» WRITTEN TASK: Reproduce the listing below in full and without alteration, apart from its pictures.

» GIVEN DATA:
┌────────

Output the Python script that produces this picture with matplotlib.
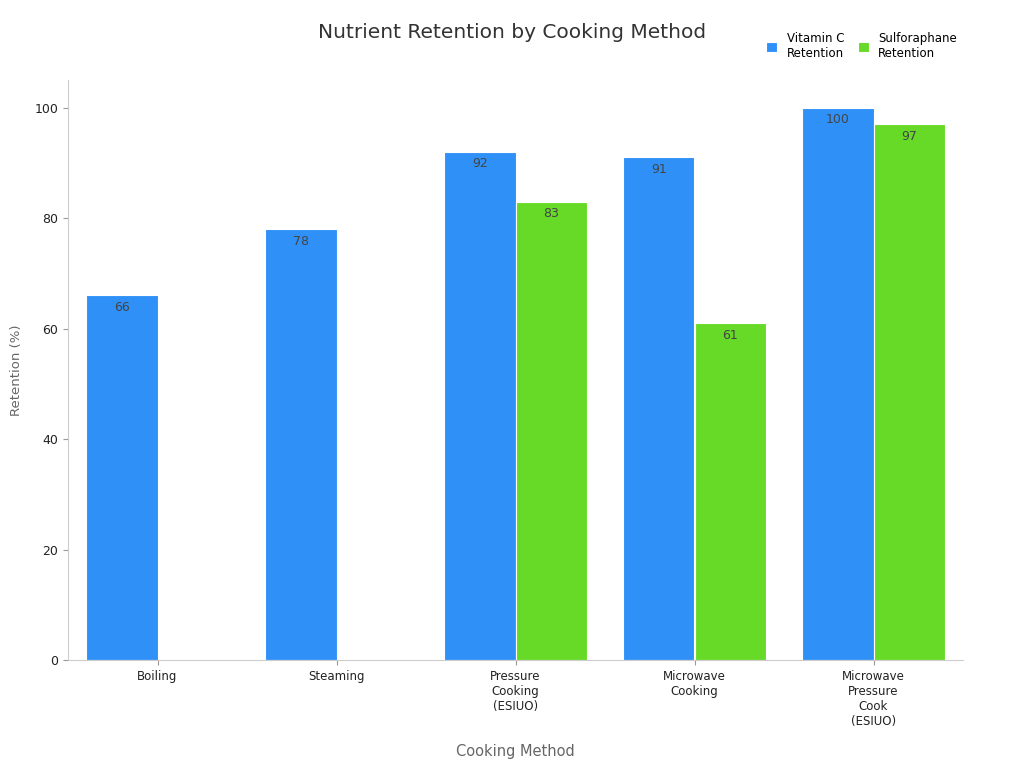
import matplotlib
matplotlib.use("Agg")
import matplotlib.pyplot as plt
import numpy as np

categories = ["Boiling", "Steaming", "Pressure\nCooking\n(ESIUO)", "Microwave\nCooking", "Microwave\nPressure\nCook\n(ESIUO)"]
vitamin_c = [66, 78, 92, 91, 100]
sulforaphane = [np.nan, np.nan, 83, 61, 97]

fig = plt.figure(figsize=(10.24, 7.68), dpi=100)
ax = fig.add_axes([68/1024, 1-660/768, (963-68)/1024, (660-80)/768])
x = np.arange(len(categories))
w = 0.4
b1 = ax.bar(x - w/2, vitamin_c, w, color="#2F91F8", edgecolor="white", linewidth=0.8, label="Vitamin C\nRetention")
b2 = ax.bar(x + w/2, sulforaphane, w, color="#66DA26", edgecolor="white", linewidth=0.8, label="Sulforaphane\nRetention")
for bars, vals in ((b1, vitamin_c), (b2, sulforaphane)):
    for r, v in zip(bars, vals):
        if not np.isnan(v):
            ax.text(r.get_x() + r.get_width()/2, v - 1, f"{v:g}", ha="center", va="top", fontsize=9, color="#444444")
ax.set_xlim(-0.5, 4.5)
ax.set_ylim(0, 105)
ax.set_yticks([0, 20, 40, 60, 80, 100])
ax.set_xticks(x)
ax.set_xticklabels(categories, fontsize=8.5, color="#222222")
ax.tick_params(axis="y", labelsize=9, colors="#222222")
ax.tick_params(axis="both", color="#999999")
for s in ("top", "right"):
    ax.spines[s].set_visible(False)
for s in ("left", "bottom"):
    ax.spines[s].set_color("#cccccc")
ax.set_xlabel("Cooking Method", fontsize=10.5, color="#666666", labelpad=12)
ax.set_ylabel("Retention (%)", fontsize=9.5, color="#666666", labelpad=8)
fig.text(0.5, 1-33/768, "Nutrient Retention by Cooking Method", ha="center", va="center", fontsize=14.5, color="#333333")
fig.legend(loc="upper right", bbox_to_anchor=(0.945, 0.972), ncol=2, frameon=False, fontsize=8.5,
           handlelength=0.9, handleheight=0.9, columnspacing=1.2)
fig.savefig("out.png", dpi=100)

└────────

» ANSWER TO THE TASK:
Output the Python script that produces this picture with matplotlib.
import matplotlib
matplotlib.use("Agg")
import matplotlib.pyplot as plt
import numpy as np

categories = ["Boiling", "Steaming", "Pressure\nCooking\n(ESIUO)", "Microwave\nCooking", "Microwave\nPressure\nCook\n(ESIUO)"]
vitamin_c = [66, 78, 92, 91, 100]
sulforaphane = [np.nan, np.nan, 83, 61, 97]

fig = plt.figure(figsize=(10.24, 7.68), dpi=100)
ax = fig.add_axes([68/1024, 1-660/768, (963-68)/1024, (660-80)/768])
x = np.arange(len(categories))
w = 0.4
b1 = ax.bar(x - w/2, vitamin_c, w, color="#2F91F8", edgecolor="white", linewidth=0.8, label="Vitamin C\nRetention")
b2 = ax.bar(x + w/2, sulforaphane, w, color="#66DA26", edgecolor="white", linewidth=0.8, label="Sulforaphane\nRetention")
for bars, vals in ((b1, vitamin_c), (b2, sulforaphane)):
    for r, v in zip(bars, vals):
        if not np.isnan(v):
            ax.text(r.get_x() + r.get_width()/2, v - 1, f"{v:g}", ha="center", va="top", fontsize=9, color="#444444")
ax.set_xlim(-0.5, 4.5)
ax.set_ylim(0, 105)
ax.set_yticks([0, 20, 40, 60, 80, 100])
ax.set_xticks(x)
ax.set_xticklabels(categories, fontsize=8.5, color="#222222")
ax.tick_params(axis="y", labelsize=9, colors="#222222")
ax.tick_params(axis="both", color="#999999")
for s in ("top", "right"):
    ax.spines[s].set_visible(False)
for s in ("left", "bottom"):
    ax.spines[s].set_color("#cccccc")
ax.set_xlabel("Cooking Method", fontsize=10.5, color="#666666", labelpad=12)
ax.set_ylabel("Retention (%)", fontsize=9.5, color="#666666", labelpad=8)
fig.text(0.5, 1-33/768, "Nutrient Retention by Cooking Method", ha="center", va="center", fontsize=14.5, color="#333333")
fig.legend(loc="upper right", bbox_to_anchor=(0.945, 0.972), ncol=2, frameon=False, fontsize=8.5,
           handlelength=0.9, handleheight=0.9, columnspacing=1.2)
fig.savefig("out.png", dpi=100)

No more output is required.